The UK High Court has granted a union permission to challenge Deliveroo’s opposition to collective bargaining for its couriers on human rights grounds.
The IWGB union argues that couriers for the restaurant food delivery company should be classed as workers — who would then have basic employment rights such as the minimum wage, holiday pay and collective bargaining rights. Rights that gig economy business models are typically structured to avoid being saddled with.
Last year the union challenged Deliveroo’s employment classification of couriers. But a tribunal, the Central Arbitration Committee (CAC), ruled the couriers could not be considered workers — finding they were independent contractors on the grounds that they had a genuine right to find a substitute to do their job for them.

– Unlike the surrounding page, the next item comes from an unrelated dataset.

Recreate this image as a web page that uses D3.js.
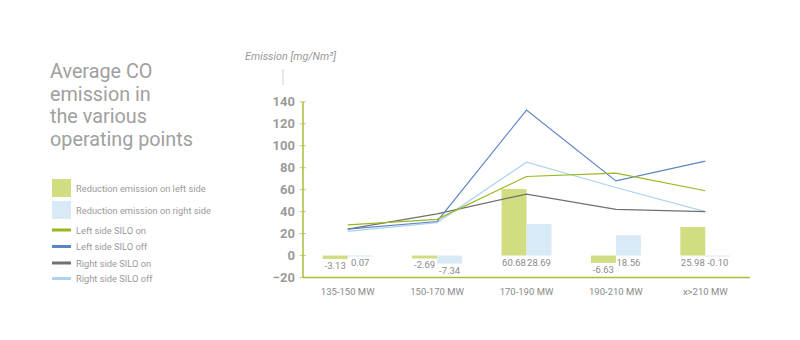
<!DOCTYPE html>
<html><head><meta charset="utf-8">
<script src="https://cdn.jsdelivr.net/npm/d3@7"></script>
<style>body{margin:0;background:#fff}svg{display:block;font-family:Roboto,sans-serif}</style>
</head><body><div id="chart"></div>
<script>
const categories = ["135-150 MW","150-170 MW","170-190 MW","190-210 MW","x>210 MW"];
const reductionLeft = [-3.13, -2.69, 60.68, -6.63, 25.98];
const reductionRight = [0.07, -7.34, 28.69, 18.56, -0.10];
const leftSiloOn = [28, 33, 72, 75, 59];
const leftSiloOff = [24, 31, 132.5, 68, 86];
const rightSiloOn = [24, 38, 56, 42, 40];
const rightSiloOff = [22, 30, 85, 62, 40];
const yTicks = [-20, 0, 20, 40, 60, 80, 100, 120, 140];
const titleLines = ["Average CO", "emission in", "the various", "operating points"];
const legendItems = [
  {label:"Reduction emission on left side", type:"bar", color:"#d2dc80"},
  {label:"Reduction emission on right side", type:"bar", color:"#d7eaf6"},
  {label:"Left side SILO on", type:"line", color:"#97b821"},
  {label:"Left side SILO off", type:"line", color:"#5b85c4"},
  {label:"Right side SILO on", type:"line", color:"#707070"},
  {label:"Right side SILO off", type:"line", color:"#add3f1"}
];

const W = 800, H = 340;
const svg = d3.select("#chart").append("svg").attr("width", W).attr("height", H);

const x = d3.scaleBand().domain(categories).range([303, 750]).padding(0);
const y = d3.scaleLinear().domain([-20, 140]).range([277.5, 101.8]);
const barW = 25;
const cx = c => x(c) + x.bandwidth() / 2;

// Title
svg.append("g").selectAll("text").data(titleLines).join("text")
  .attr("x", 50).attr("y", (d, i) => 78 + i * 22.5)
  .attr("font-size", 19.8).attr("font-weight", 400).attr("fill", "#a0a0a0").text(d => d);

// Y label
svg.append("text").attr("x", 245).attr("y", 60).attr("font-size", 10.8)
  .attr("font-style", "italic").attr("fill", "#9a9a9a").text("Emission [mg/Nm³]");
svg.append("line").attr("x1", 283).attr("x2", 283).attr("y1", 69).attr("y2", 85)
  .attr("stroke", "#e2e2e2").attr("stroke-width", 1.5);

// Y axis
const yAxis = svg.append("g").attr("transform", "translate(303,0)")
  .call(d3.axisLeft(y).tickValues(yTicks).tickSize(0).tickPadding(8));
yAxis.select(".domain").remove();
yAxis.selectAll("text").attr("font-size", 13).attr("font-weight", "bold")
  .attr("fill", "#9a9a9a").attr("font-family", "Roboto, sans-serif");
svg.append("g").selectAll("line").data(yTicks).join("line")
  .attr("x1", 299.5).attr("x2", 306).attr("y1", d => y(d)).attr("y2", d => y(d))
  .attr("stroke", "#c4d47a").attr("stroke-width", 1);
svg.append("line").attr("x1", 303).attr("x2", 303).attr("y1", y(140)).attr("y2", y(-20))
  .attr("stroke", "#a4bf3a").attr("stroke-width", 1.5);

// Bars
const bars = svg.append("g");
function drawBars(vals, offset, color) {
  bars.selectAll(null).data(vals).join("rect")
    .attr("x", (d, i) => cx(categories[i]) + offset)
    .attr("width", barW)
    .attr("y", d => y(Math.max(0, d)))
    .attr("height", d => Math.max(1, Math.abs(y(d) - y(0))))
    .attr("fill", color);
  bars.selectAll(null).data(vals).join("text")
    .attr("x", (d, i) => cx(categories[i]) + offset + barW / 2)
    .attr("y", d => y(Math.min(0, d)) + 10)
    .attr("text-anchor", "middle").attr("font-size", 9.5).attr("fill", "#8a8a8a")
    .text(d => d.toFixed(2));
}
drawBars(reductionLeft, -barW, "#d2dc80");
drawBars(reductionRight, 0, "#d7eaf6");

// Lines
const line = d3.line().x((d, i) => cx(categories[i])).y(d => y(d));
[[rightSiloOff, "#add3f1"], [rightSiloOn, "#707070"], [leftSiloOff, "#5b85c4"], [leftSiloOn, "#97b821"]]
  .forEach(([vals, color]) => {
    svg.append("path").datum(vals).attr("d", line).attr("fill", "none")
      .attr("stroke", color).attr("stroke-width", 1.2);
  });

// X axis
svg.append("line").attr("x1", 303).attr("x2", 750).attr("y1", y(-20)).attr("y2", y(-20))
  .attr("stroke", "#a4bf3a").attr("stroke-width", 1.5);
const xAxis = svg.append("g").attr("transform", `translate(0,${y(-20)})`)
  .call(d3.axisBottom(x).tickSize(0).tickPadding(11));
xAxis.select(".domain").remove();
xAxis.selectAll("text").attr("font-size", 9.5).attr("fill", "#8a8a8a")
  .attr("font-family", "Roboto, sans-serif");

// Legend
const lg = svg.append("g");
const legY = [179, 201, 230, 246.5, 263, 278.5];
legendItems.forEach((d, i) => {
  if (d.type === "bar") {
    lg.append("rect").attr("x", 52).attr("y", legY[i]).attr("width", 19).attr("height", 18).attr("fill", d.color);
    lg.append("text").attr("x", 76).attr("y", legY[i] + 12.5).attr("font-size", 9.3).attr("fill", "#9a9a9a").text(d.label);
  } else {
    lg.append("rect").attr("x", 52).attr("y", legY[i] - 1.5).attr("width", 19).attr("height", 3).attr("fill", d.color);
    lg.append("text").attr("x", 76).attr("y", legY[i] + 3.5).attr("font-size", 9.3).attr("fill", "#9a9a9a").text(d.label);
  }
});
</script></body></html>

Today the High Court partially lifted a legal block by granting permission for the union to seek a judicial review of the CAC ruling on human rights grounds.
Although the judge only gave permission for a judicial review on “limited grounds”, relating to whether certain categories of self-employed individuals should have the ability to unionize.
“We have been given permission to argue that Deliveroo is breaching the human rights of our members. This is no longer an employment rights matter, this is a human rights matter,” a union rep said outside court after the ruling.
“The IWGB was granted permission on the basis of its human rights argument to the effect that Article 11 of the European Convention on Human Rights means the British collective bargaining laws need to be applied in a way which covers Deliveroo Riders. If won, the case will have massive ramifications for the so-called ‘gig-economy’ and human rights in the UK,” the union added in a statement.
Collective bargaining rights for independent workers certainly could change the gig economy power game.
In 2016, for example, a group of Deliveroo couriers in London organized protests and strikes, after the company tried to impose a new pricing model. And Deliveroo stepped back from doing so after those protests.
Commenting on the High Court decision today, a Deliveroo spokesperson said: “The court has allowed a limited challenge on human rights grounds. Deliveroo has long argued that the self-employed should have access to greater protections, and we welcome any debate on how that can best be achieved.”
On the wider workers rights front, the union had argued the CAC erred in the facts and a matter of law when it ruled that the substitution clause in Deliveroo’s contract was genuine and therefore sufficient to make the couriers independent contractors. Though the High Court judge was evidently not swayed.
The union has been crowdfunding its challenge to Deliveroo via the Crowdjustice platform — and has raised just under half of the £50k target so far. However it appears that the judge also declined to put a cap on costs for the case, as the union had hoped.
The union had also sought to challenge the tribunal judgement by making referral to the Supreme Court’s decision this week against Pimlico Plumbers — another gig economy platform rights case — but Deliveroo points out the judge deemed that “not arguable”.
“The decision was reached having considered the recent judgment of the Supreme Court in the Pimlico Plumbers case, and emphatically rejects the union’s challenge based on this judgment,” said a spokesperson.
“Today’s decision has clearly upheld the central finding of the CAC, which is that Deliveroo riders are self-employed. This is good news for Deliveroo riders who value the ability to choose when and where to work.”
In the UK a group of Uber drivers successfully challenged the company’s classification of them as self-employed at a tribunal in 2016, going on to defend the decision against Uber’s first appeal.
And, in that case, although Uber continues to appeal the tribunal ruling, the company has pretty steadily been expanding the insurance products it offers drivers in the region.
Meanwhile the UK government is conducting a review of employment law to take account of tech-fueled shifts in work — and with the stated aim of expanding rights to more working people.